Exercise requirements: Your task is to quote the records from their first line through the line containing "1.5, 0, 0, 0, 0]", with nothing added or left out.

Given records:

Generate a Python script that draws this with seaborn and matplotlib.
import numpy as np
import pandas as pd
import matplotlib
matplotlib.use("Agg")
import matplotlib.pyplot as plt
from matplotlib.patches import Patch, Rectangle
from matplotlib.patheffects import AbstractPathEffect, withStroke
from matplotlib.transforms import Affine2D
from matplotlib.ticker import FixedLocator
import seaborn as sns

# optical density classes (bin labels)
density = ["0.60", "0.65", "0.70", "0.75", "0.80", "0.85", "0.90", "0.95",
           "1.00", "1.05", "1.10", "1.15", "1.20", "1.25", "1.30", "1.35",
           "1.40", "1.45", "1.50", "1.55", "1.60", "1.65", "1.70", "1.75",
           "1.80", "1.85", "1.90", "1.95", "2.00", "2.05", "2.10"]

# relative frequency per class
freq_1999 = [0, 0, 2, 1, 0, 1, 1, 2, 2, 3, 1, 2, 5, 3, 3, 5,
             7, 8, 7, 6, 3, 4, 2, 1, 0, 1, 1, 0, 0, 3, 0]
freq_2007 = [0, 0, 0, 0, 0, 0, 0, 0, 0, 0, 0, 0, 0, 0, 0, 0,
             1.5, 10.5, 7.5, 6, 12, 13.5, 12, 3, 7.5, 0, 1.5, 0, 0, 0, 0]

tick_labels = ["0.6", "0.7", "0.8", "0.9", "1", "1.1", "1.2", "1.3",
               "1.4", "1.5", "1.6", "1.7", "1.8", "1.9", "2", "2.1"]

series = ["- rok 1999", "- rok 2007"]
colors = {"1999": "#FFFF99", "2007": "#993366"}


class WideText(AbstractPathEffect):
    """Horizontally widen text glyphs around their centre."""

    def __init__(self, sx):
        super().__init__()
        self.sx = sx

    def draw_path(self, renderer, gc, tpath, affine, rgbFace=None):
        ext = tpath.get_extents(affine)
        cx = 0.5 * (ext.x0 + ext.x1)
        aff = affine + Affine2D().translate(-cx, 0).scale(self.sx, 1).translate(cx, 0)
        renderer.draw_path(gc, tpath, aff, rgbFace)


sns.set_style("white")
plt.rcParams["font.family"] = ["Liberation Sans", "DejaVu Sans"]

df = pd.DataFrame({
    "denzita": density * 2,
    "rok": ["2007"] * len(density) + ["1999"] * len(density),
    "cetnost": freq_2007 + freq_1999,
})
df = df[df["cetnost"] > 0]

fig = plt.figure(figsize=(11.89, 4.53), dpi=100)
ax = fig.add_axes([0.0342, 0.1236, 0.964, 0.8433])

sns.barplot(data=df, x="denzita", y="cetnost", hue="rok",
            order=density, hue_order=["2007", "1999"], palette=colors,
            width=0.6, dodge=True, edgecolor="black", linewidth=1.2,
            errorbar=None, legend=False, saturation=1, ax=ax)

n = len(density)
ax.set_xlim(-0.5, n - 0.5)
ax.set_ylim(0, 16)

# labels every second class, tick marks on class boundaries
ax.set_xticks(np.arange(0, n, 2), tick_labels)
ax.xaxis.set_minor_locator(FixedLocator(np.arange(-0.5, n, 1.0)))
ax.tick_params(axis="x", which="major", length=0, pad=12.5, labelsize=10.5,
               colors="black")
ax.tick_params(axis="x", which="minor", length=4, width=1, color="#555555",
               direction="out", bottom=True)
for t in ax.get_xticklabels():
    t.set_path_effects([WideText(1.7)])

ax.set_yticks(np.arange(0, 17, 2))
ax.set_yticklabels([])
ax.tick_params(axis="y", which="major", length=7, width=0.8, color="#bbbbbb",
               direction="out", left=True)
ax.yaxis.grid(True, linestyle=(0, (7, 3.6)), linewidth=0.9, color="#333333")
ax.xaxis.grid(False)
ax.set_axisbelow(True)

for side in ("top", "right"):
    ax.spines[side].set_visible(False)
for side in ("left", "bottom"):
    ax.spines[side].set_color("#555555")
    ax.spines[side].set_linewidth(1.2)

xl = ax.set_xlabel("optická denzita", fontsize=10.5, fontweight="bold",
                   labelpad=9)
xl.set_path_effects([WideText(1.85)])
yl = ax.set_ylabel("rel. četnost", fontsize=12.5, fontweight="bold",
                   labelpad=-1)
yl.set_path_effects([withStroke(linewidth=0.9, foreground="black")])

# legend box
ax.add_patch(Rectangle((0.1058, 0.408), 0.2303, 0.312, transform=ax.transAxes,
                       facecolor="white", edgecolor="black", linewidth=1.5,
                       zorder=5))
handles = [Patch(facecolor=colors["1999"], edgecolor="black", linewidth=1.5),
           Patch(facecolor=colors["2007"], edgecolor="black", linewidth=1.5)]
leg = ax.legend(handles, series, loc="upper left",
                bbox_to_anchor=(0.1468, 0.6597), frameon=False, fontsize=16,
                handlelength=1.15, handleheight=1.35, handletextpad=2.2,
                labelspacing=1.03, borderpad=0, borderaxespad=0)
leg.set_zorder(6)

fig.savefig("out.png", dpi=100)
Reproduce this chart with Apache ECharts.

In response:
Generate a Python script that draws this with seaborn and matplotlib.
import numpy as np
import pandas as pd
import matplotlib
matplotlib.use("Agg")
import matplotlib.pyplot as plt
from matplotlib.patches import Patch, Rectangle
from matplotlib.patheffects import AbstractPathEffect, withStroke
from matplotlib.transforms import Affine2D
from matplotlib.ticker import FixedLocator
import seaborn as sns

# optical density classes (bin labels)
density = ["0.60", "0.65", "0.70", "0.75", "0.80", "0.85", "0.90", "0.95",
           "1.00", "1.05", "1.10", "1.15", "1.20", "1.25", "1.30", "1.35",
           "1.40", "1.45", "1.50", "1.55", "1.60", "1.65", "1.70", "1.75",
           "1.80", "1.85", "1.90", "1.95", "2.00", "2.05", "2.10"]

# relative frequency per class
freq_1999 = [0, 0, 2, 1, 0, 1, 1, 2, 2, 3, 1, 2, 5, 3, 3, 5,
             7, 8, 7, 6, 3, 4, 2, 1, 0, 1, 1, 0, 0, 3, 0]
freq_2007 = [0, 0, 0, 0, 0, 0, 0, 0, 0, 0, 0, 0, 0, 0, 0, 0,
             1.5, 10.5, 7.5, 6, 12, 13.5, 12, 3, 7.5, 0, 1.5, 0, 0, 0, 0]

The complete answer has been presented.